More than 40 percent of new small-molecule anticancer agents approved by the U.S. Food and Drug Administration in the past 30 years have had their origin from compounds biosynthesized by organisms such as terrestrial microbes and higher plants. This project aims to identify and synthetically modify new, naturally occurring lead compounds to advance them toward clinical use as potential cancer chemotherapeutic therapies. A number of promising substances obtained earlier in the project will also be developed further through additional biological evaluations.
The research will include contributions from investigators from both the colleges of pharmacy and medicine at Ohio State, as well as collaborators from the University of Illinois at Chicago, the University of North Carolina-Greensboro and Columbia University, and from Mycosynthetix, Inc. and Eisai, Inc. The project will pool resources from these academic institutions and companies while utilizing drug discovery resources at Ohio State’s Comprehensive Cancer Center and NCI.
Continuation of funding for this project resulted from rigorous peer and institutional scientific review. “We are extremely appreciative that the NCI has recognized the continuing importance of natural products as antitumor drug lead compounds and has therefore chosen to fund this project again,” said Kinghorn. “The overall impact of a large project like this can be much greater than those of any of the individual component projects or cores.”
In addition to being the overall principal investigator of this project, Kinghorn will continue to serve as project leader of Project 1 and core leader of Core C. Other Ohio State pharmacy faculty members involved include associate professors Esperanza Carcache de Blanco (co-project leader, Project 1), James Fuchs (core leader, Core B) and assistant professor Mitchell Phelps (co-core leader, Core B). Professors Ching-Shih Chen, Jack Yalowich, and professor emeritus and dean emeritus Robert Brueggemeier were named as members of the internal advisory committee for the program project team in the proposal submitted to NCI.

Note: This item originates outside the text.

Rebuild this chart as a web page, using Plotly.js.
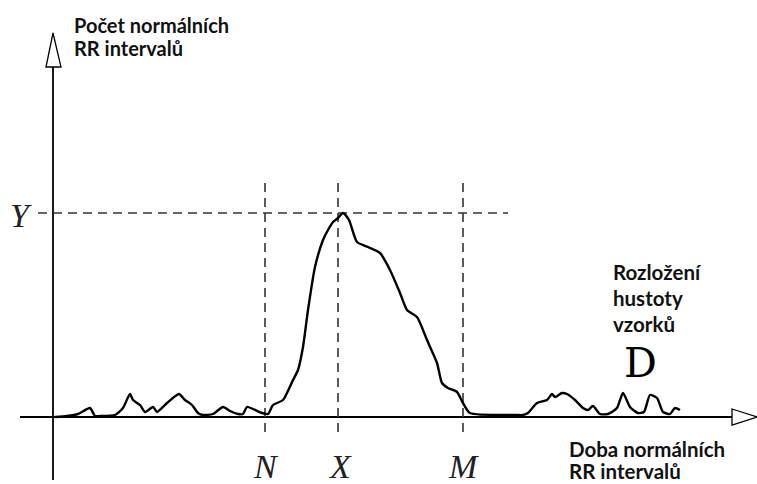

“Considerable momentum and many productive interactions between the senior investigators were established in the first five years of funding of this project, and a smooth work plan was developed,” said Kinghorn. “In this second iteration of the project, we have several new experimental approaches proposed and are very pleased to be able to continue our work together as an investigative team. We hope that the future efforts of our group will lead to the elucidation of one or more additional lead compounds of promise as potential cancer chemotherapeutic agents for the eventual benefit of cancer patients.”